Data records
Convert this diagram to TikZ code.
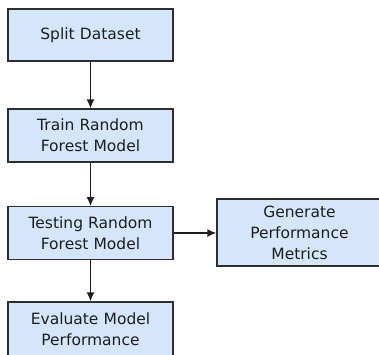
\documentclass[tikz,border=0pt]{standalone}
\usepackage{fontspec}
\setmainfont{DejaVu Sans}
\usetikzlibrary{arrows.meta}
\definecolor{boxfill}{HTML}{D4E6FC}
\definecolor{boxline}{HTML}{2E2E2E}
\definecolor{ink}{HTML}{1E1E1E}
\tikzset{
  stepbox/.style={draw=boxline, fill=boxfill, line width=1.2pt,
    minimum width=165pt, inner sep=0pt, text width=160pt, align=center,
    text=ink, font=\fontsize{15.5}{21}\selectfont},
  flow/.style={draw=ink, line width=1.5pt,
    -{Latex[length=9pt,width=8pt]}}
}
\begin{document}
\begin{tikzpicture}[x=1pt,y=-1pt]
  \useasboundingbox (0,0) rectangle (379,354);
  \node[stepbox, minimum height=52pt] (split) at (90.5,35) {Split Dataset};
  \node[stepbox, minimum height=53pt] (train) at (90.5,135.5) {Train Random\\Forest Model};
  \node[stepbox, minimum height=52.5pt] (test) at (90.5,233) {Testing Random\\Forest Model};
  \node[stepbox, minimum height=67pt] (metrics) at (299.5,232.5) {Generate\\Performance\\Metrics};
  \node[stepbox, minimum height=55pt] (eval) at (90.5,329.5) {Evaluate Model\\Performance};
  \draw[flow] (split) -- (train);
  \draw[flow] (train) -- (test);
  \draw[flow] (test) -- (test -| metrics.west);
  \draw[flow] (test) -- (eval);
\end{tikzpicture}
\end{document}
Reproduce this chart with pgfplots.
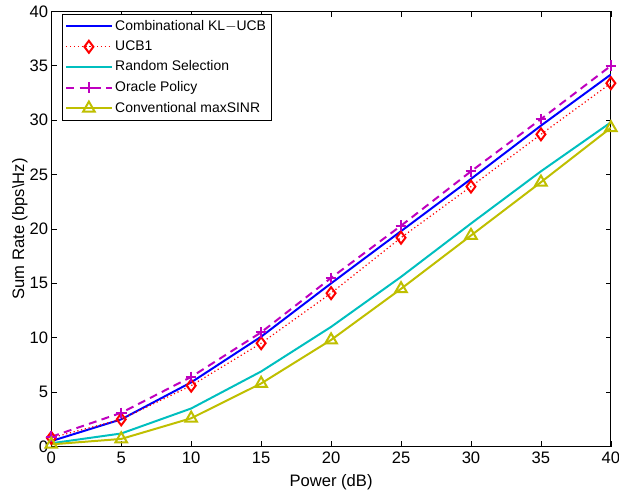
\documentclass[border={5pt 0pt -5pt 0pt}]{standalone}
\usepackage{fontspec}
\setmainfont{Liberation Sans}
\usepackage{pgfplots}
\pgfplotsset{compat=1.18}

\definecolor{mblue}{rgb}{0,0,1}
\definecolor{mred}{rgb}{1,0,0}
\definecolor{mcyan}{rgb}{0,0.75,0.75}
\definecolor{mmag}{rgb}{0.75,0,0.75}
\definecolor{myel}{rgb}{0.75,0.75,0}

\begin{document}
\fontsize{12.5}{15}\selectfont
\begin{tikzpicture}
\begin{axis}[
    scale only axis,
    width=421.5pt,
    height=327.75pt,
    xmin=0, xmax=40,
    ymin=0, ymax=40,
    xtick={0,5,...,40},
    ytick={0,5,...,40},
    tick align=inside,
    major tick length=4pt,
    tick style={black, line width=0.5pt},
    axis line style={line width=0.6pt},
    /pgf/number format/assume math mode=true,
    xlabel={Power (dB)},
    ylabel={Sum Rate (bps\textbackslash Hz)},
    xlabel style={yshift=1pt},
    ylabel style={yshift=-7pt},
    xticklabel style={yshift=0pt},
    yticklabel style={xshift=2pt},
    legend cell align=left,
    legend style={at={(0.0196,0.993)}, anchor=north west, draw=black,
        line width=0.5pt, font=\fontsize{10.5}{12.5}\selectfont,
        row sep=2pt, inner xsep=2pt, inner ysep=2pt},
    legend image code/.code={
        \draw[mark repeat=2,mark phase=2] plot coordinates {(0cm,0cm) (0.6cm,0cm) (1.2cm,0cm)};},
]
\addplot[mblue, line width=1.5pt] coordinates {
(0,0.5) (5,2.5) (10,5.9) (15,10.1) (20,15.0) (25,19.8) (30,24.6) (35,29.5) (40,34.2)};
\addplot[mred, line width=0.9pt, dotted, mark=diamond, mark size=4.5pt,
    mark options={solid, line width=1.5pt, fill=none}] coordinates {
(0,0.8) (5,2.5) (10,5.6) (15,9.5) (20,14.1) (25,19.2) (30,23.9) (35,28.7) (40,33.4)};
\addplot[mcyan, line width=1.5pt] coordinates {
(0,0.3) (5,1.2) (10,3.5) (15,6.9) (20,11.0) (25,15.6) (30,20.5) (35,25.3) (40,29.8)};
\addplot[mmag, line width=1.5pt, dash pattern=on 6pt off 4pt, mark=+, mark size=4pt,
    mark options={solid, line width=1.5pt}] coordinates {
(0,0.9) (5,3.1) (10,6.4) (15,10.5) (20,15.5) (25,20.3) (30,25.3) (35,30.1) (40,35.0)};
\addplot[myel, line width=1.5pt, mark=triangle, mark size=5pt,
    mark options={solid, line width=1.5pt, fill=none}] coordinates {
(0,0.2) (5,0.7) (10,2.6) (15,5.8) (20,9.8) (25,14.5) (30,19.4) (35,24.3) (40,29.3)};
\legend{Combinational KL$-$UCB, UCB1, Random Selection, Oracle Policy, Conventional maxSINR}
\end{axis}
\end{tikzpicture}
\end{document}
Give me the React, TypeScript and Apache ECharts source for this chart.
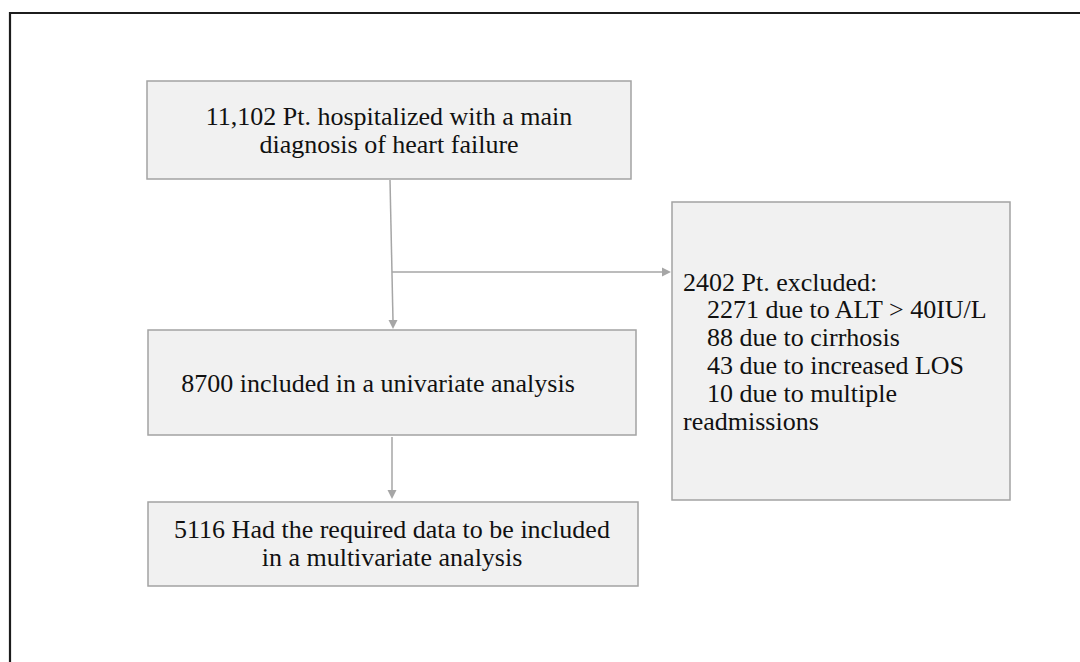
import React, { useEffect, useRef } from "react";
import * as echarts from "echarts";

const topBoxLines = ["11,102 Pt. hospitalized with a main", "diagnosis of heart failure"];
const middleBoxLines = ["8700 included in a univariate analysis"];
const bottomBoxLines = ["5116 Had the required data to be included", "in a multivariate analysis"];
const excludedHeader = "2402 Pt. excluded:";
const excludedItems = ["2271 due to ALT > 40IU/L", "88 due to cirrhosis", "43 due to increased LOS", "10 due to multiple"];
const excludedTail = "readmissions";

const FONT = "'Liberation Serif', 'DejaVu Serif', serif";
const FS = 26;
const LH = 28;
const BOX_FILL = "#f1f1f1";
const BOX_STROKE = "#a3a3a3";
const LINE = "#a6a6a6";
const TEXT = "#111111";

function box(x: number, y: number, w: number, h: number) {
  return {
    type: "rect",
    shape: { x, y, width: w, height: h },
    style: { fill: BOX_FILL, stroke: BOX_STROKE, lineWidth: 1.5 },
  };
}

function centeredLines(lines: string[], cx: number, cy: number) {
  const n = lines.length;
  return lines.map((t, i) => ({
    type: "text",
    x: cx,
    y: cy + (i - (n - 1) / 2) * LH,
    style: {
      text: t,
      font: `${FS}px ${FONT}`,
      fill: TEXT,
      align: "center",
      verticalAlign: "middle",
    },
  }));
}

function leftText(t: string, x: number, y: number) {
  return {
    type: "text",
    x,
    y,
    style: { text: t, font: `${FS}px ${FONT}`, fill: TEXT, align: "left", verticalAlign: "middle" },
  };
}

function arrowDown(x1: number, y1: number, x2: number, y2: number) {
  return [
    { type: "line", shape: { x1, y1, x2, y2: y2 - 8 }, style: { stroke: LINE, lineWidth: 1.5 } },
    {
      type: "polygon",
      shape: { points: [[x2 - 4.5, y2 - 9], [x2 + 4.5, y2 - 9], [x2, y2]] },
      style: { fill: LINE },
    },
  ];
}

function arrowRight(x1: number, y: number, x2: number) {
  return [
    { type: "line", shape: { x1, y1: y, x2: x2 - 8, y2: y }, style: { stroke: LINE, lineWidth: 1.5 } },
    {
      type: "polygon",
      shape: { points: [[x2 - 9, y - 4.5], [x2 - 9, y + 4.5], [x2, y]] },
      style: { fill: LINE },
    },
  ];
}

export default function App() {
  const ref = useRef<HTMLDivElement>(null);
  useEffect(() => {
    if (!ref.current) return;
    const chart = echarts.init(ref.current, null, { renderer: "svg" });
    const elements: any[] = [];
    // outer frame
    elements.push({
      type: "rect",
      shape: { x: 10, y: 13, width: 1200, height: 800 },
      style: { fill: "#ffffff", stroke: "#1c1c1c", lineWidth: 2.2 },
    });
    // boxes
    elements.push(box(147, 81, 484, 98));
    elements.push(box(148, 330, 488, 105));
    elements.push(box(148, 502, 490, 84));
    elements.push(box(672, 202, 338, 298));
    // arrows
    elements.push(...arrowDown(390, 180, 393, 329));
    elements.push(...arrowRight(392, 272, 671));
    elements.push(...arrowDown(392, 437, 392, 499));
    // texts
    elements.push(...centeredLines(topBoxLines, 389, 130));
    elements.push(...centeredLines(middleBoxLines, 378, 383));
    elements.push(...centeredLines(bottomBoxLines, 392, 543));
    elements.push(leftText(excludedHeader, 683, 282));
    excludedItems.forEach((t, i) => elements.push(leftText(t, 707, 309 + i * 28)));
    elements.push(leftText(excludedTail, 683, 421));

    chart.setOption({
      animation: false,
      backgroundColor: "#ffffff",
      graphic: { elements },
    });
    return () => chart.dispose();
  }, []);
  return (
    <div
      ref={ref}
      style={{ position: "fixed", left: 0, top: 0, width: 1080, height: 662 }}
    />
  );
}
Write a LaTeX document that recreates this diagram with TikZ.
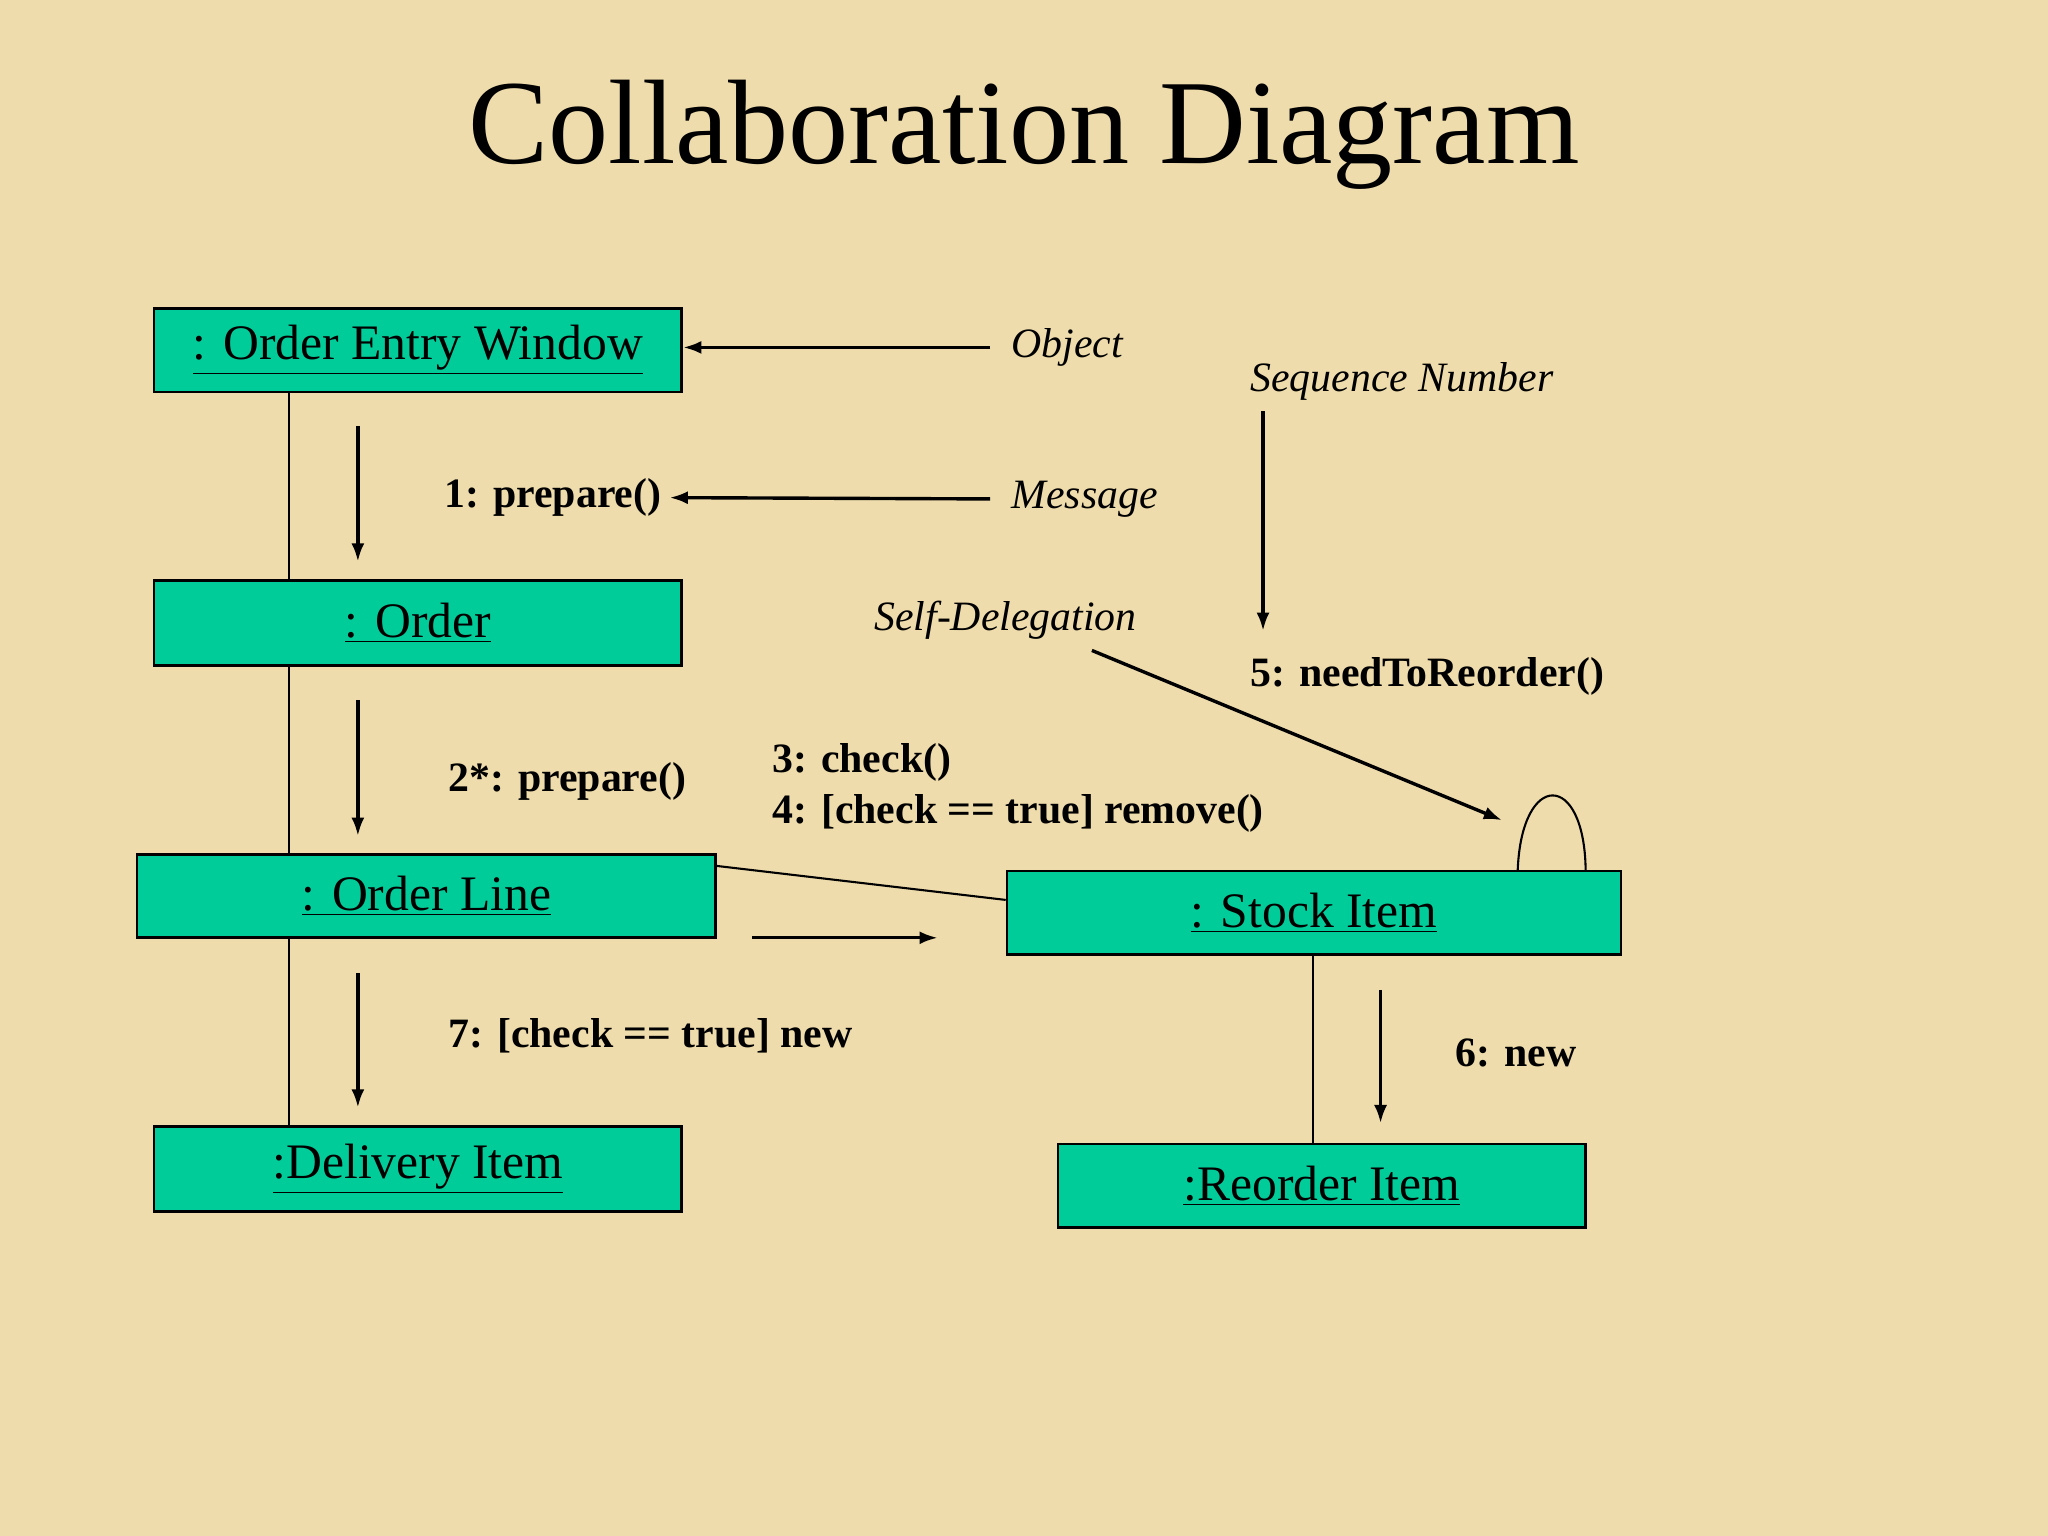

[GIVEN REQUEST] Pick out every line above that contains the word "React" and copy it.

[OUTPUT BELOW]
Give me the React, TypeScript and Apache ECharts source for this chart.
import React, { useEffect, useRef } from "react";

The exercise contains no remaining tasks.